Directions for this task. Exactly repeat the material, dropping only the pictures.

Given information.
----

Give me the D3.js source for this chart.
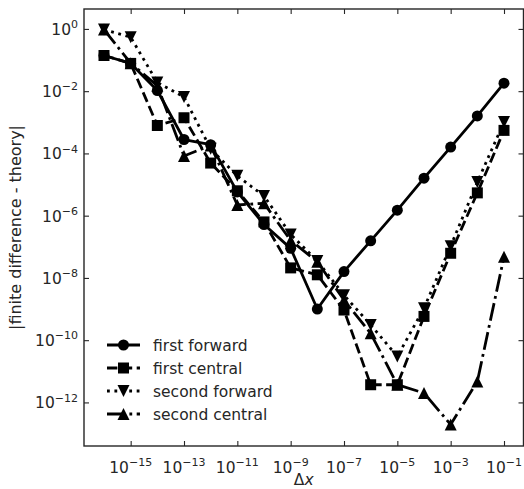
<!DOCTYPE html>
<html><head><meta charset="utf-8">
<script src="https://cdn.jsdelivr.net/npm/d3@7"></script>
<style>
body{margin:0;background:#fff}
svg{display:block}
text{font-family:"DejaVu Sans",sans-serif;fill:#262626}
</style>
</head><body>
<svg id="c" width="524" height="489"></svg>
<script>
// ---- data ----
const dx = [1e-16,1e-15,1e-14,1e-13,1e-12,1e-11,1e-10,1e-9,1e-8,1e-7,1e-6,1e-5,1e-4,1e-3,1e-2,1e-1];
const firstForward  = [1.4e-1,7.8e-2,1.05e-2,2.8e-4,1.9e-4,5.8e-6,5.2e-7,8.9e-8,1.0e-9,1.6e-8,1.55e-7,1.5e-6,1.6e-5,1.6e-4,1.6e-3,1.8e-2];
const firstCentral  = [1.4e-1,7.8e-2,7.9e-4,1.4e-3,4.9e-5,6.3e-6,6.3e-7,2.1e-8,1.26e-8,9.3e-10,3.7e-12,3.7e-12,5.8e-10,6.2e-8,5.4e-6,5.5e-4];
const secondForward = [0.95,0.54,1.9e-2,6.5e-3,1.4e-4,1.9e-5,4.3e-6,2.5e-7,3.5e-8,2.8e-9,3.1e-10,3.0e-11,1.07e-9,1.05e-7,1.2e-5,1.02e-3];
const secondCentral = [0.95,7.9e-2,1.5e-2,8.3e-5,1.8e-4,2.2e-6,2.5e-6,1.6e-7,3.3e-8,1.95e-9,1.66e-10,3.7e-12,2.0e-12,1.95e-13,4.7e-12,4.8e-8];
const seriesNames = ["first forward","first central","second forward","second central"];
const xTickExps = [-15,-13,-11,-9,-7,-5,-3,-1];
const yTickExps = [0,-2,-4,-6,-8,-10,-12];

// ---- layout ----
const L = 84, R = 523.5, T = 9, B = 446;
const svg = d3.select("#c");
const x = d3.scaleLog().domain([Math.pow(10,-16.75), Math.pow(10,-0.25)]).range([84, 524]);
const y = d3.scaleLog().domain([Math.pow(10,-13.4), Math.pow(10,0.64)]).range([B, T]);

const lw = 2.8;
const styles = [
  {dash:null, marker:"circle"},
  {dash:[3.7*lw,1.6*lw], marker:"square"},
  {dash:[1*lw,1.65*lw], marker:"tdown"},
  {dash:[6.4*lw,1.6*lw,1*lw,1.6*lw], marker:"tup"}
];
const data = [firstForward, firstCentral, secondForward, secondCentral];

function markerPath(kind){
  const m = 11;
  if(kind==="circle") return d3.symbol(d3.symbolCircle, Math.PI*(m/2)*(m/2))();
  if(kind==="square") return `M${-m/2},${-m/2}H${m/2}V${m/2}H${-m/2}Z`;
  const t = 12/2;
  if(kind==="tup") return `M0,${-t}L${t},${t}L${-t},${t}Z`;
  return `M0,${t}L${t},${-t}L${-t},${-t}Z`;
}

// axes ticks (inward), all four sides
const tickCol = "#262626";
const gx = svg.append("g").attr("transform",`translate(0,${B})`)
  .call(d3.axisBottom(x).tickValues(xTickExps.map(e=>Math.pow(10,e))).tickSizeInner(-5).tickSizeOuter(0).tickFormat(()=>""));
const gxt = svg.append("g").attr("transform",`translate(0,${T})`)
  .call(d3.axisTop(x).tickValues(xTickExps.map(e=>Math.pow(10,e))).tickSizeInner(-5).tickSizeOuter(0).tickFormat(()=>""));
const gy = svg.append("g").attr("transform",`translate(${L},0)`)
  .call(d3.axisLeft(y).tickValues(yTickExps.map(e=>Math.pow(10,e))).tickSizeInner(-5).tickSizeOuter(0).tickFormat(()=>""));
const gyr = svg.append("g").attr("transform",`translate(${R},0)`)
  .call(d3.axisRight(y).tickValues(yTickExps.map(e=>Math.pow(10,e))).tickSizeInner(-5).tickSizeOuter(0).tickFormat(()=>""));
[gx,gxt,gy,gyr].forEach(g=>{
  g.select(".domain").remove();
  g.selectAll(".tick line").attr("stroke",tickCol).attr("stroke-width",1.1);
});

// frame
svg.append("rect").attr("x",L).attr("y",T).attr("width",R-L).attr("height",B-T)
  .attr("fill","none").attr("stroke",tickCol).attr("stroke-width",1.4);

// tick labels
function supLabel(sel, e){
  sel.append("tspan").attr("font-size","15.5px").text("10");
  sel.append("tspan").attr("font-size","11px").attr("dy","-0.62em").text(e===0?"0":"\u2212"+Math.abs(e));
}
xTickExps.forEach(e=>{
  const t = svg.append("text").attr("x",x(Math.pow(10,e))).attr("y",B+27).attr("text-anchor","middle");
  supLabel(t,e);
});
yTickExps.forEach(e=>{
  const t = svg.append("text").attr("x",78).attr("y",y(Math.pow(10,e))+6).attr("text-anchor","end");
  supLabel(t,e);
});

// axis labels
const xl = svg.append("text").attr("x",(L+R)/2).attr("y",485).attr("text-anchor","middle").attr("font-size","15.5px");
xl.append("tspan").text("\u0394");
xl.append("tspan").attr("font-style","italic").text("x");
svg.append("text").attr("transform",`translate(21,${(T+B)/2}) rotate(-90)`).attr("text-anchor","middle")
  .attr("font-size","16px").text("|finite difference - theory|");

// series
const line = d3.line().x(d=>x(d[0])).y(d=>y(d[1]));
data.forEach((vals,i)=>{
  const pts = dx.map((d,j)=>[d, vals[j]]);
  const st = styles[i];
  const g = svg.append("g");
  g.append("path").attr("d",line(pts)).attr("fill","none").attr("stroke","#000")
    .attr("stroke-width",lw).attr("stroke-linejoin","round")
    .attr("stroke-dasharray", st.dash? st.dash.join(","): null);
  g.selectAll("path.m").data(pts).join("path").attr("class","m")
    .attr("transform",d=>`translate(${x(d[0])},${y(d[1])})`)
    .attr("d",markerPath(st.marker)).attr("fill","#000");
});

// legend
const lg = svg.append("g");
const rowY = [345, 368, 391, 414];
seriesNames.forEach((n,i)=>{
  const st = styles[i];
  lg.append("line").attr("x1",107).attr("x2",140).attr("y1",rowY[i]).attr("y2",rowY[i])
    .attr("stroke","#000").attr("stroke-width",lw)
    .attr("stroke-dasharray", st.dash? st.dash.join(","): null);
  lg.append("path").attr("transform",`translate(123.5,${rowY[i]})`).attr("d",markerPath(st.marker)).attr("fill","#000");
  lg.append("text").attr("x",153).attr("y",rowY[i]+5.5).attr("font-size","15.5px").text(n);
});
</script>
</body></html>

----

Problem solution.
Give me the D3.js source for this chart.
<!DOCTYPE html>
<html><head><meta charset="utf-8">
<script src="https://cdn.jsdelivr.net/npm/d3@7"></script>
<style>
body{margin:0;background:#fff}
svg{display:block}
text{font-family:"DejaVu Sans",sans-serif;fill:#262626}
</style>
</head><body>
<svg id="c" width="524" height="489"></svg>
<script>
// ---- data ----
const dx = [1e-16,1e-15,1e-14,1e-13,1e-12,1e-11,1e-10,1e-9,1e-8,1e-7,1e-6,1e-5,1e-4,1e-3,1e-2,1e-1];
const firstForward  = [1.4e-1,7.8e-2,1.05e-2,2.8e-4,1.9e-4,5.8e-6,5.2e-7,8.9e-8,1.0e-9,1.6e-8,1.55e-7,1.5e-6,1.6e-5,1.6e-4,1.6e-3,1.8e-2];
const firstCentral  = [1.4e-1,7.8e-2,7.9e-4,1.4e-3,4.9e-5,6.3e-6,6.3e-7,2.1e-8,1.26e-8,9.3e-10,3.7e-12,3.7e-12,5.8e-10,6.2e-8,5.4e-6,5.5e-4];
const secondForward = [0.95,0.54,1.9e-2,6.5e-3,1.4e-4,1.9e-5,4.3e-6,2.5e-7,3.5e-8,2.8e-9,3.1e-10,3.0e-11,1.07e-9,1.05e-7,1.2e-5,1.02e-3];
const secondCentral = [0.95,7.9e-2,1.5e-2,8.3e-5,1.8e-4,2.2e-6,2.5e-6,1.6e-7,3.3e-8,1.95e-9,1.66e-10,3.7e-12,2.0e-12,1.95e-13,4.7e-12,4.8e-8];
const seriesNames = ["first forward","first central","second forward","second central"];
const xTickExps = [-15,-13,-11,-9,-7,-5,-3,-1];
const yTickExps = [0,-2,-4,-6,-8,-10,-12];

// ---- layout ----
const L = 84, R = 523.5, T = 9, B = 446;
const svg = d3.select("#c");
const x = d3.scaleLog().domain([Math.pow(10,-16.75), Math.pow(10,-0.25)]).range([84, 524]);
const y = d3.scaleLog().domain([Math.pow(10,-13.4), Math.pow(10,0.64)]).range([B, T]);

const lw = 2.8;
const styles = [
  {dash:null, marker:"circle"},
  {dash:[3.7*lw,1.6*lw], marker:"square"},
  {dash:[1*lw,1.65*lw], marker:"tdown"},
  {dash:[6.4*lw,1.6*lw,1*lw,1.6*lw], marker:"tup"}
];
const data = [firstForward, firstCentral, secondForward, secondCentral];

function markerPath(kind){
  const m = 11;
  if(kind==="circle") return d3.symbol(d3.symbolCircle, Math.PI*(m/2)*(m/2))();
  if(kind==="square") return `M${-m/2},${-m/2}H${m/2}V${m/2}H${-m/2}Z`;
  const t = 12/2;
  if(kind==="tup") return `M0,${-t}L${t},${t}L${-t},${t}Z`;
  return `M0,${t}L${t},${-t}L${-t},${-t}Z`;
}

// axes ticks (inward), all four sides
const tickCol = "#262626";
const gx = svg.append("g").attr("transform",`translate(0,${B})`)
  .call(d3.axisBottom(x).tickValues(xTickExps.map(e=>Math.pow(10,e))).tickSizeInner(-5).tickSizeOuter(0).tickFormat(()=>""));
const gxt = svg.append("g").attr("transform",`translate(0,${T})`)
  .call(d3.axisTop(x).tickValues(xTickExps.map(e=>Math.pow(10,e))).tickSizeInner(-5).tickSizeOuter(0).tickFormat(()=>""));
const gy = svg.append("g").attr("transform",`translate(${L},0)`)
  .call(d3.axisLeft(y).tickValues(yTickExps.map(e=>Math.pow(10,e))).tickSizeInner(-5).tickSizeOuter(0).tickFormat(()=>""));
const gyr = svg.append("g").attr("transform",`translate(${R},0)`)
  .call(d3.axisRight(y).tickValues(yTickExps.map(e=>Math.pow(10,e))).tickSizeInner(-5).tickSizeOuter(0).tickFormat(()=>""));
[gx,gxt,gy,gyr].forEach(g=>{
  g.select(".domain").remove();
  g.selectAll(".tick line").attr("stroke",tickCol).attr("stroke-width",1.1);
});

// frame
svg.append("rect").attr("x",L).attr("y",T).attr("width",R-L).attr("height",B-T)
  .attr("fill","none").attr("stroke",tickCol).attr("stroke-width",1.4);

// tick labels
function supLabel(sel, e){
  sel.append("tspan").attr("font-size","15.5px").text("10");
  sel.append("tspan").attr("font-size","11px").attr("dy","-0.62em").text(e===0?"0":"\u2212"+Math.abs(e));
}
xTickExps.forEach(e=>{
  const t = svg.append("text").attr("x",x(Math.pow(10,e))).attr("y",B+27).attr("text-anchor","middle");
  supLabel(t,e);
});
yTickExps.forEach(e=>{
  const t = svg.append("text").attr("x",78).attr("y",y(Math.pow(10,e))+6).attr("text-anchor","end");
  supLabel(t,e);
});

// axis labels
const xl = svg.append("text").attr("x",(L+R)/2).attr("y",485).attr("text-anchor","middle").attr("font-size","15.5px");
xl.append("tspan").text("\u0394");
xl.append("tspan").attr("font-style","italic").text("x");
svg.append("text").attr("transform",`translate(21,${(T+B)/2}) rotate(-90)`).attr("text-anchor","middle")
  .attr("font-size","16px").text("|finite difference - theory|");

// series
const line = d3.line().x(d=>x(d[0])).y(d=>y(d[1]));
data.forEach((vals,i)=>{
  const pts = dx.map((d,j)=>[d, vals[j]]);
  const st = styles[i];
  const g = svg.append("g");
  g.append("path").attr("d",line(pts)).attr("fill","none").attr("stroke","#000")
    .attr("stroke-width",lw).attr("stroke-linejoin","round")
    .attr("stroke-dasharray", st.dash? st.dash.join(","): null);
  g.selectAll("path.m").data(pts).join("path").attr("class","m")
    .attr("transform",d=>`translate(${x(d[0])},${y(d[1])})`)
    .attr("d",markerPath(st.marker)).attr("fill","#000");
});

// legend
const lg = svg.append("g");
const rowY = [345, 368, 391, 414];
seriesNames.forEach((n,i)=>{
  const st = styles[i];
  lg.append("line").attr("x1",107).attr("x2",140).attr("y1",rowY[i]).attr("y2",rowY[i])
    .attr("stroke","#000").attr("stroke-width",lw)
    .attr("stroke-dasharray", st.dash? st.dash.join(","): null);
  lg.append("path").attr("transform",`translate(123.5,${rowY[i]})`).attr("d",markerPath(st.marker)).attr("fill","#000");
  lg.append("text").attr("x",153).attr("y",rowY[i]+5.5).attr("font-size","15.5px").text(n);
});
</script>
</body></html>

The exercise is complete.